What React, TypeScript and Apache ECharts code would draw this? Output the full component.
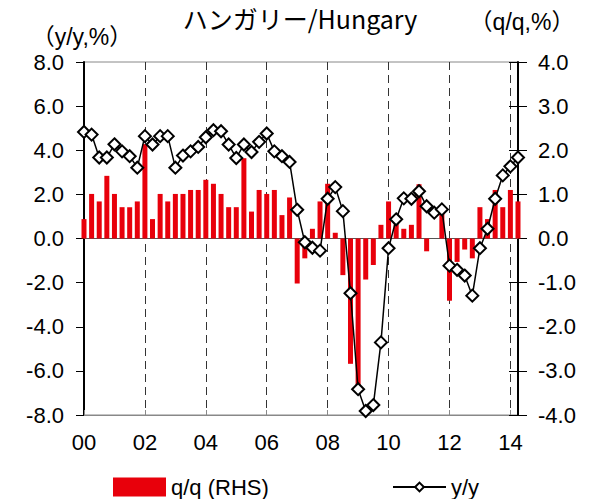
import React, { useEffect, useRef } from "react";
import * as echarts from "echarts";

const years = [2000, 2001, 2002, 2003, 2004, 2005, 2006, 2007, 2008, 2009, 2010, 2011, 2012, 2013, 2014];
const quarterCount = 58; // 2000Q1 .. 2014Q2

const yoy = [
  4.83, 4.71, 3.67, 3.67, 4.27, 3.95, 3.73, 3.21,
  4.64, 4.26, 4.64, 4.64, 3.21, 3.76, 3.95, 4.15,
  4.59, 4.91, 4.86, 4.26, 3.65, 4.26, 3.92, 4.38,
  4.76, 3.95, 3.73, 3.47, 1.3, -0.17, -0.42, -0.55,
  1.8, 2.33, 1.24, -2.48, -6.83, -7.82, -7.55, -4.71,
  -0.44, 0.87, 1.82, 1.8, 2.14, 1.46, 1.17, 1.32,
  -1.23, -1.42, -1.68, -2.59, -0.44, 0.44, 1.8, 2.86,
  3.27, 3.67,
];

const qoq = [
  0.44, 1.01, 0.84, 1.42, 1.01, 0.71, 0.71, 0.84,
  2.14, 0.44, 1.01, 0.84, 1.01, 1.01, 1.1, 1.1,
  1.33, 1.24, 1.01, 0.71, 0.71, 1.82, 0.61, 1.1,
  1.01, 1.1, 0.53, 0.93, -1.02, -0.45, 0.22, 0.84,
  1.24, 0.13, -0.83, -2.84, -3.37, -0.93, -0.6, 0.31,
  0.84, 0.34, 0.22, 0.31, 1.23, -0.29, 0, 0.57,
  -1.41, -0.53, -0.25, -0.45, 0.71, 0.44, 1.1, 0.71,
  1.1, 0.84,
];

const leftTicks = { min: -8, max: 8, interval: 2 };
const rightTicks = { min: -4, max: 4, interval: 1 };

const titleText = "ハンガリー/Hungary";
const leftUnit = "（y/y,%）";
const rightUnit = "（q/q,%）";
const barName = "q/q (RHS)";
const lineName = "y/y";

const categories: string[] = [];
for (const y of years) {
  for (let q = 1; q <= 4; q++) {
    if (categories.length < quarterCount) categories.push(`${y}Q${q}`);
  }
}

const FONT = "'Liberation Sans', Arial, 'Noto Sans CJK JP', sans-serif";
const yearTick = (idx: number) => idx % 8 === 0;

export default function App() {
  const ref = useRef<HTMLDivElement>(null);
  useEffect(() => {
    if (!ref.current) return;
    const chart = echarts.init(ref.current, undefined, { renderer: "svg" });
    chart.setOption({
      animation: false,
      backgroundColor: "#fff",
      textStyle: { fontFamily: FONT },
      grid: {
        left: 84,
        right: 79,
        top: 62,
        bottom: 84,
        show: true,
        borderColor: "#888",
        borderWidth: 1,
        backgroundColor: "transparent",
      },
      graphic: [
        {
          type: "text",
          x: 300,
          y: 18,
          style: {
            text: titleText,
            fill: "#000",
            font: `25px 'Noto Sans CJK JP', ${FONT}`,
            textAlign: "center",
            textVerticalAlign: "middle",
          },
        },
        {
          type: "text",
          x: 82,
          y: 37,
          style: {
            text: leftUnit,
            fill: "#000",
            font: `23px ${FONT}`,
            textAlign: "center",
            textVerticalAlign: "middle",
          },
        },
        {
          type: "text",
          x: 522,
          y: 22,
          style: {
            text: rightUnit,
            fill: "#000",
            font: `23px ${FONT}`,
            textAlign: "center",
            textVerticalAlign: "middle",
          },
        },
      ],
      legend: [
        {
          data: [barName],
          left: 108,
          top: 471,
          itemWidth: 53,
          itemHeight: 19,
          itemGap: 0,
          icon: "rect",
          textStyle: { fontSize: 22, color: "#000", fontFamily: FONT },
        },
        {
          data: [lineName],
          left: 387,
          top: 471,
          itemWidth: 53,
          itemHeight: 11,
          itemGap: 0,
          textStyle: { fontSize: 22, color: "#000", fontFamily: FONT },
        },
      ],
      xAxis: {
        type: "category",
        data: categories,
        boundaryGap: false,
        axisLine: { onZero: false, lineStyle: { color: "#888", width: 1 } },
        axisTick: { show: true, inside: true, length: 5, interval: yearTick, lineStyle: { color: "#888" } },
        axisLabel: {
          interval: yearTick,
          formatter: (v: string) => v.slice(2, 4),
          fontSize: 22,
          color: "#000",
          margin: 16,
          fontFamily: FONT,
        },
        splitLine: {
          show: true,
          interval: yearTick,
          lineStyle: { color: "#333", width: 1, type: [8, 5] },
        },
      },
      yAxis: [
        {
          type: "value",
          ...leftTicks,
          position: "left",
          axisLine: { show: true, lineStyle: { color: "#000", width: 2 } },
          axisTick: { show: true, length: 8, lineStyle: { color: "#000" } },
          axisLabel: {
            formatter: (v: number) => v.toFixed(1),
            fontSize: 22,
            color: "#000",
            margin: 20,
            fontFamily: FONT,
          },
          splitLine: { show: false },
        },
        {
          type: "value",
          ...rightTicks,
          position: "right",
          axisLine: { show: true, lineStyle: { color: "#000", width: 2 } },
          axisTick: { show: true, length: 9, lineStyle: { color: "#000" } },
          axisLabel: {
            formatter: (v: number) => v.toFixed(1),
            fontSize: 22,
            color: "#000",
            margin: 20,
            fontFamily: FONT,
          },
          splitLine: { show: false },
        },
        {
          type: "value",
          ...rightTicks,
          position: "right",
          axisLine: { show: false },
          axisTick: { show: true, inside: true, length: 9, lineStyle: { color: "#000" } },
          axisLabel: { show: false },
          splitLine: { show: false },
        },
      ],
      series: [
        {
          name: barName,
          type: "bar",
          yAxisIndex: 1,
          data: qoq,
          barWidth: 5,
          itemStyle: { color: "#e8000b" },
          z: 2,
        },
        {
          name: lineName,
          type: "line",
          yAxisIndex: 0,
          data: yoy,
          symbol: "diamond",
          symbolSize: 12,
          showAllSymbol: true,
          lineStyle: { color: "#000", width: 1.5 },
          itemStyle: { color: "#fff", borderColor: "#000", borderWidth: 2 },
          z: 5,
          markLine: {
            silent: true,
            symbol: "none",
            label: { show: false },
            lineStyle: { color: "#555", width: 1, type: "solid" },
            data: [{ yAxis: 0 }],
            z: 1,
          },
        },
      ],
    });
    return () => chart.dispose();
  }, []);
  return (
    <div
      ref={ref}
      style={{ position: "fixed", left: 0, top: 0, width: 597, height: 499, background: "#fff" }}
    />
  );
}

GIVEN REQUEST: Leave the pictures out and reproduce exactly the lines from the top of the listing above through the line with "4, interval: 1".

IN RESPONSE:
What React, TypeScript and Apache ECharts code would draw this? Output the full component.
import React, { useEffect, useRef } from "react";
import * as echarts from "echarts";

const years = [2000, 2001, 2002, 2003, 2004, 2005, 2006, 2007, 2008, 2009, 2010, 2011, 2012, 2013, 2014];
const quarterCount = 58; // 2000Q1 .. 2014Q2

const yoy = [
  4.83, 4.71, 3.67, 3.67, 4.27, 3.95, 3.73, 3.21,
  4.64, 4.26, 4.64, 4.64, 3.21, 3.76, 3.95, 4.15,
  4.59, 4.91, 4.86, 4.26, 3.65, 4.26, 3.92, 4.38,
  4.76, 3.95, 3.73, 3.47, 1.3, -0.17, -0.42, -0.55,
  1.8, 2.33, 1.24, -2.48, -6.83, -7.82, -7.55, -4.71,
  -0.44, 0.87, 1.82, 1.8, 2.14, 1.46, 1.17, 1.32,
  -1.23, -1.42, -1.68, -2.59, -0.44, 0.44, 1.8, 2.86,
  3.27, 3.67,
];

const qoq = [
  0.44, 1.01, 0.84, 1.42, 1.01, 0.71, 0.71, 0.84,
  2.14, 0.44, 1.01, 0.84, 1.01, 1.01, 1.1, 1.1,
  1.33, 1.24, 1.01, 0.71, 0.71, 1.82, 0.61, 1.1,
  1.01, 1.1, 0.53, 0.93, -1.02, -0.45, 0.22, 0.84,
  1.24, 0.13, -0.83, -2.84, -3.37, -0.93, -0.6, 0.31,
  0.84, 0.34, 0.22, 0.31, 1.23, -0.29, 0, 0.57,
  -1.41, -0.53, -0.25, -0.45, 0.71, 0.44, 1.1, 0.71,
  1.1, 0.84,
];

const leftTicks = { min: -8, max: 8, interval: 2 };
const rightTicks = { min: -4, max: 4, interval: 1 };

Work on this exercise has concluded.